Appaloosa: Time Constraints and Film

Appaloosa: Time Constraints and Film

One of the great things about watching DVDs is the chance to see the film-making process in action, to hear the directors and stars, to go over again what they cut out and why. In several cases, the best perhaps being Blade Runner, additional scenes, deleted scenes, make the film stronger when included. Generally, the deletions occur because of time constraints, though directors often say they cut the scene because it hurt the flow. My guess is that in many cases they really don’t want to admit that they had to conform to theater guidelines and general population tastes, to our short-attention-span culture. In the case of Appaloosa, the theatrical release was nearly two hours, so they must have felt more scenes would have pushed the limits.

But the film itself would have been better with additional material.

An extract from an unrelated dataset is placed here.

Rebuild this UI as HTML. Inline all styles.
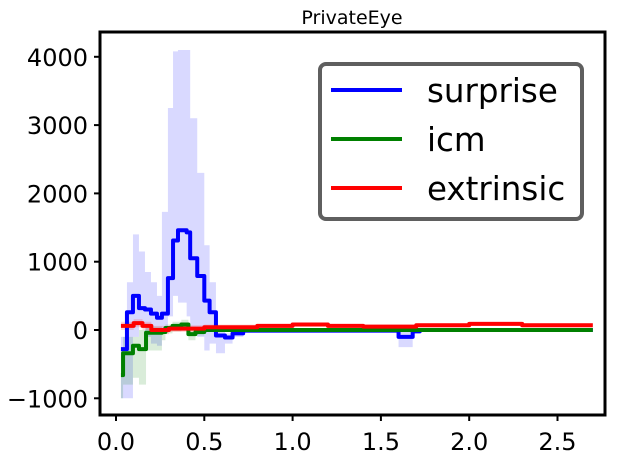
<!DOCTYPE html>
<html><head><meta charset="utf-8"><style>
body{margin:0;background:#fff}
svg{display:block;font-family:"DejaVu Sans","Liberation Sans",sans-serif}
</style></head><body>
<svg id="chart" width="618" height="462" viewBox="0 0 618 462">
<rect width="618" height="462" fill="#fff"/>
<text x="352" y="24" font-size="19" text-anchor="middle">PrivateEye</text>
<g id="bands"></g><g id="lines"></g>
<rect x="100" y="32" width="505" height="383" fill="none" stroke="#000" stroke-width="3"/>
<g id="ticks"></g>
<g>
<rect x="320" y="64" width="262" height="155" rx="6" fill="#fff" fill-opacity="0.85" stroke="#5f5f5f" stroke-width="4"/>
<line x1="331" y1="90" x2="402" y2="90" stroke="#0000ff" stroke-width="4"/>
<text x="427" y="102" font-size="32.5">surprise</text>
<line x1="331" y1="139" x2="402" y2="139" stroke="#008000" stroke-width="4"/>
<text x="427" y="151" font-size="32.5">icm</text>
<line x1="331" y1="188" x2="402" y2="188" stroke="#ff0000" stroke-width="4"/>
<text x="427" y="200" font-size="32.5">extrinsic</text>
</g>
</svg>
<script>
const xTicks=[0,0.5,1.0,1.5,2.0,2.5];
const xTickLabels=["0.0","0.5","1.0","1.5","2.0","2.5"];
const yTicks=[-1000,0,1000,2000,3000,4000];
const yTickLabels=["\u22121000","0","1000","2000","3000","4000"];
const surpriseT=[0.028,0.062,0.096,0.13,0.164,0.198,0.232,0.26,0.294,0.323,0.351,0.40,0.42,0.46,0.50,0.53,0.566,0.617,0.66,0.72,1.6,1.68,1.72,2.7];
const surpriseV=[-280,260,500,320,300,240,180,240,760,1310,1460,1430,1050,790,430,260,-80,-110,-50,-10,-100,-20,0,0];
const surpriseHi=[-100,700,1400,1150,850,700,500,1730,3250,4080,4100,4100,3100,2300,1240,700,0,-50,0,20,-20,0,20,20];
const surpriseLo=[-1000,-1000,-100,100,-100,-200,-230,0,200,500,400,200,0,-100,-300,-200,-340,-200,-100,-40,-250,-50,-20,-20];
const icmT=[0.028,0.04,0.096,0.13,0.17,0.26,0.28,0.32,0.37,0.41,0.45,0.5,2.7];
const icmV=[-660,-340,-230,-280,-40,-30,30,60,80,-60,-30,0,0];
const icmHi=[-300,-100,-100,0,50,30,80,120,150,50,20,10,10];
const icmLo=[-1000,-800,-700,-800,-300,-150,-50,-20,0,-150,-80,-10,-10];
const extT=[0.028,0.1,0.15,0.2,0.3,0.5,0.8,1.0,1.2,1.4,1.7,2.0,2.3,2.7];
const extV=[60,100,60,0,20,40,60,80,60,50,70,90,70,70];
const extHi=[120,160,120,60,70,80,90,110,90,80,100,120,100,100];
const extLo=[0,40,0,-60,-30,0,30,50,30,20,40,60,40,40];
const xs=t=>116+t*176.6;
const ys=v=>330-v*0.0683;
const NS="http://www.w3.org/2000/svg";
function stepPts(T,V){let p=[];for(let i=0;i<T.length;i++){if(i>0)p.push([xs(T[i]),ys(V[i-1])]);p.push([xs(T[i]),ys(V[i])]);}return p;}
function band(T,H,L,col,name){const up=stepPts(T,H),lo=stepPts(T,L).reverse();const el=document.createElementNS(NS,"polygon");
el.setAttribute("points",up.concat(lo).map(p=>p.join(",")).join(" "));el.setAttribute("fill",col);el.setAttribute("fill-opacity","0.15");


document.getElementById("bands").appendChild(el);}
function line(T,V,col,name){const el=document.createElementNS(NS,"polyline");
el.setAttribute("points",stepPts(T,V).map(p=>p.join(",")).join(" "));el.setAttribute("fill","none");el.setAttribute("stroke",col);el.setAttribute("stroke-width","4");el.setAttribute("stroke-linejoin","round");


document.getElementById("lines").appendChild(el);}
band(surpriseT,surpriseHi,surpriseLo,"#0000ff","surprise-band");
band(icmT,icmHi,icmLo,"#008000","icm-band");
band(extT,extHi,extLo,"#ff0000","extrinsic-band");
line(surpriseT,surpriseV,"#0000ff","surprise-line");
line(icmT,icmV,"#008000","icm-line");
line(extT,extV,"#ff0000","extrinsic-line");
const tg=document.getElementById("ticks");
xTicks.forEach((t,i)=>{const x=xs(t);
const l=document.createElementNS(NS,"line");l.setAttribute("x1",x);l.setAttribute("x2",x);l.setAttribute("y1",415);l.setAttribute("y2",421);l.setAttribute("stroke","#000");l.setAttribute("stroke-width","2");


tg.appendChild(l);
const tx=document.createElementNS(NS,"text");tx.setAttribute("x",x);tx.setAttribute("y",450);tx.setAttribute("font-size","24");tx.setAttribute("text-anchor","middle");tx.textContent=xTickLabels[i];


tg.appendChild(tx);});
yTicks.forEach((v,i)=>{const y=ys(v);
const l=document.createElementNS(NS,"line");l.setAttribute("x1",94);l.setAttribute("x2",100);l.setAttribute("y1",y);l.setAttribute("y2",y);l.setAttribute("stroke","#000");l.setAttribute("stroke-width","2");


tg.appendChild(l);
const tx=document.createElementNS(NS,"text");tx.setAttribute("x",88);tx.setAttribute("y",y+9);tx.setAttribute("font-size","24");tx.setAttribute("text-anchor","end");tx.textContent=yTickLabels[i];


tg.appendChild(tx);});
</script>
</body></html>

It’s a story that harkens back to John Wayne’s Rio movies, and to Lonesome Dove, though it has its own flavor, mood and emotional core. Two friends, Virgil Cole (Ed Harris) and Everett Hitch (Viggo Mortensen) ride into a town under the thrall of a murderous rancher, Randall Bragg (Jeremy Irons), and attempt to clean things up. Deleted scenes set the motivation to a greater degree. The opening scene (deleted) shows a town meeting with newcomers, an electrical engineer and his wife who are subsequently murdered by two of Bragg’s men. The wife is raped (off-screen). The town’s sheriff rides up to the ranch to arrest the two men. Bragg kills the sheriff and his two deputies. In the theatrical release, the film excludes the scene prior to the confrontation at the ranch. This takes away from a greater sense of outrage at the lawlessness in play, and to the town-under-siege scenario.

Some critics have complained that Cole and Hitch talk too much. I didn’t see the film that way at all. I thought they were laconic, direct, and chose their words carefully. A few deleted scenes actually helped fill in the blanks of their relationship and might have helped the film overall.

The least successful part of the film was the casting of Renee Zelweger as Allie French, a woman who tries to latch on to the most powerful man in the room, any room. She and Cole strike up a shaky relationship, but Zelweger just doesn’t seem to have the Femme Fatale qualities needed to do her role justice. In this case, additional scenes would not have helped. Deleted scenes with French, Cole and Hitch do not improve the film. Diane Lane was purportedly the first choice for the role, and she might have done more with it. It would have added another interesting connection to the Lonesome Dove series as well.

The DVD extras also describe how careful Harris and his staff were regarding authenticity. This shows. It’s something that recent westerns do much better than those made 40, 50, 60 years ago. Oddly enough, the further away we get from the actual time period, the more authentic movies seem to be. Getting the clothing just right, the town, the saddles, the guns. And the hats. Older westerns use hats they just didn’t wear in the 1870s and 1880s. More research is done for contemporary film than in the past. Producers hire more “experts” for historical purposes. Experts on weaponry, fashion, art. Audiences reap the rewards.